The man is momentarily stunned, and then declares with some conviction: ‘She believes in a woman’s right to choose.’

‘Oh yes, oh yes,’ trills John, voice rising, breath quickening, ‘she believes in murdering babies, does she? Just so we know!’ The Secretary of State for the Environment is
smacking his lips now: ‘You want us to vote for someone who believes in murdering babies. Thank you! Thank you very much!’

At the Cheshire Hunt Point-to-Point the sun shines, 8,000 happy folk cheer the horses (
and
the hounds) and the talk is of the triumph of Aintree rather than the election. Lots of misty-eyed guff about how we defied the IRA last Saturday and proper praise for the police. Lord Leverhulme, still twinkly but struggling on his sticks, tells me he couldn’t make it on Monday for the postponed Grand National because cars weren’t allowed near the course. Bobbie McAlpine looked after the PM who helicoptered in for the race and found the boss in fighting form: ‘Quite extraordinary, considering…’ Alastair [Goodlad] was kitted out in what seemed an Ealing comedy version of the countryman’s Point-to-Point attire – green cords, brown shoes, hacking jacket and cap. He only had three words to offer on the political front: ‘Bloody Angela Browning.’

SUNDAY 13 APRIL 1997

Michèle called. She’s back from Bologna, and on her way up. Aphra called from Perth in happy-happy form. (‘Dad, did you know some of the kangaroos are six feet tall? We went to the beach today and we saw the dolphins.’) Robert Atkins called, ‘collecting a bit of a picture from the front’ for the boss. I made encouraging noises, both because they were justified and because JM does need to be boosted – his mood does swing. The myth is the even-tempered fellow for ever on an even keel. In fact, he’s up and down, hot and cold – and all too sensitive to signals from the front. Today he’ll be up. The
Sunday Telegraph
headline guarantees that: ‘Labour nosedives in new poll’. How is he? ‘Tired,’ said Robert, ‘but much happier this weekend than last. I told him to remember Gordon Greenidge: it was when he started limping that he went on to score 100.’

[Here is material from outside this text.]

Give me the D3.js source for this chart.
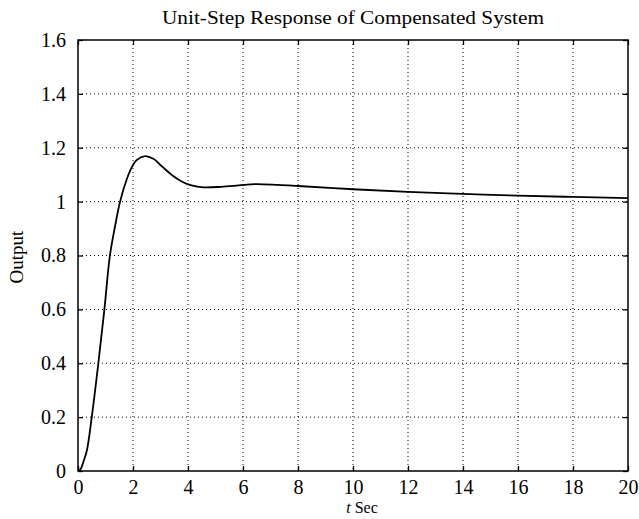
<!DOCTYPE html>
<html><head><meta charset="utf-8">
<script src="https://cdn.jsdelivr.net/npm/d3@7"></script>
<style>body{margin:0;background:#fff}svg{display:block}</style>
</head><body>
<svg id="c" width="639" height="519"></svg>
<script>
const tSec = [0,0.1,0.2,0.32,0.5,0.74,0.96,1.16,1.35,1.53,1.77,1.95,2.13,2.44,2.74,3.04,3.4,3.77,4.13,4.56,5.2,5.84,6.44,7.28,8,10,12,14,16,18,20];
const output = [0,0.008,0.035,0.075,0.2,0.4,0.6,0.8,0.91,1.0,1.082,1.126,1.154,1.169,1.159,1.132,1.10,1.075,1.06,1.053,1.055,1.06,1.065,1.062,1.058,1.046,1.036,1.029,1.022,1.0175,1.013];
const xTicks = [0,2,4,6,8,10,12,14,16,18,20];
const yTicks = [0,0.2,0.4,0.6,0.8,1,1.2,1.4,1.6];
const title = "Unit-Step Response of Compensated System";
const yLabel = "Output";

const svg = d3.select("#c");
const L=78, R=628, T=40, B=471;
const x = d3.scaleLinear().domain([0,20]).range([L,R]);
const y = d3.scaleLinear().domain([0,1.6]).range([B,T]);
const font = "'Liberation Serif','Times New Roman',serif";

// grid
svg.append("g").selectAll("line").data(xTicks.slice(1,-1)).join("line")
  .attr("x1",d=>x(d)).attr("x2",d=>x(d)).attr("y1",T).attr("y2",B)
  .attr("stroke","#000").attr("stroke-width",1).attr("stroke-dasharray","1,3");
svg.append("g").selectAll("line").data(yTicks.slice(1,-1)).join("line")
  .attr("y1",d=>y(d)).attr("y2",d=>y(d)).attr("x1",L).attr("x2",R)
  .attr("stroke","#000").attr("stroke-width",1).attr("stroke-dasharray","1,3");

// axes (ticks inward)
const ax = svg.append("g").attr("transform",`translate(0,${B})`)
  .call(d3.axisBottom(x).tickValues(xTicks).tickSizeInner(-5).tickSizeOuter(0).tickPadding(9).tickFormat(d3.format("d")));
const ay = svg.append("g").attr("transform",`translate(${L},0)`)
  .call(d3.axisLeft(y).tickValues(yTicks).tickSizeInner(-5).tickSizeOuter(0).tickPadding(12).tickFormat(d=>String(+d.toFixed(1))));
svg.append("g").attr("transform",`translate(0,${T})`)
  .call(d3.axisTop(x).tickValues(xTicks).tickSizeInner(-5).tickSizeOuter(0).tickFormat(""));
svg.append("g").attr("transform",`translate(${R},0)`)
  .call(d3.axisRight(y).tickValues(yTicks).tickSizeInner(-5).tickSizeOuter(0).tickFormat(""));
svg.selectAll(".domain").remove();
svg.selectAll(".tick line").attr("stroke","#000").attr("stroke-width",1.3);
[ax,ay].forEach(g=>g.selectAll("text").attr("font-family",font).attr("font-size",20).attr("fill","#000"));

svg.append("rect").attr("x",L).attr("y",T).attr("width",R-L).attr("height",B-T)
  .attr("fill","none").attr("stroke","#000").attr("stroke-width",1.5);

// curve
const pts = tSec.map((t,i)=>[t,output[i]]);
svg.append("path").datum(pts)
  .attr("d",d3.line().x(d=>x(d[0])).y(d=>y(d[1])).curve(d3.curveCatmullRom.alpha(0.5)))
  .attr("fill","none").attr("stroke","#000").attr("stroke-width",1.8);

// texts
svg.append("text").attr("x",(L+R)/2).attr("y",24).attr("text-anchor","middle")
  .attr("font-family",font).attr("font-size",18).attr("textLength",382).attr("lengthAdjust","spacingAndGlyphs").text(title);
const xl = svg.append("text").attr("x",362).attr("y",513).attr("text-anchor","middle")
  .attr("font-family",font).attr("font-size",16);
xl.append("tspan").attr("font-style","italic").text("t");
xl.append("tspan").text(" Sec");
svg.append("text").attr("transform",`translate(23,257) rotate(-90)`).attr("text-anchor","middle")
  .attr("font-family",font).attr("font-size",19).text(yLabel);
</script>
</body></html>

Talked to Neil, much happier this week than last. We chuckled at Bell’s protests that
he’s
now the victim of a smear campaign – ‘They have not gone for my politics or for my honesty, which are beyond question. Instead they have gone for my private life. There was an affair, but that was seventeen years ago…’ Much chortling from Nether Alderley: ‘Can we trust a man who breaks his marriage vows?’ cooed Neil. Christine is chirruping in the background. I tell Neil to tell her how magnificent she has been – Boadicea meets Patsy Kensit – and I hear her chorusing, ‘I’m a megastar! I’m a megastar!’ They sound a lot more relaxed. ‘I’ve gone to ground though. I’m not knocking on any doors, but I’m committed to some public meetings and I don’t see that I can get out of them. And there’ll be a bit of a media circus on Tuesday when I’ve got to take in my candidate’s form and deposit. I thought I might wear a white suit…’

‘And why not take a biscuit—’

‘You mean, to give to Bell, say it’s an old custom in these parts?’

‘No, tell him that his coming up to Tatton from his fastness in London really does take the biscuit – so here it is.’ Much guffawing. ‘Obviously I want to keep out of the way, lower my profile and his. I’ve still got a handful of the Association who are making waves, but there weren’t a hundred abstentions – there were four. The mix-up was because the old ladies couldn’t hold their arms up long enough to be counted.’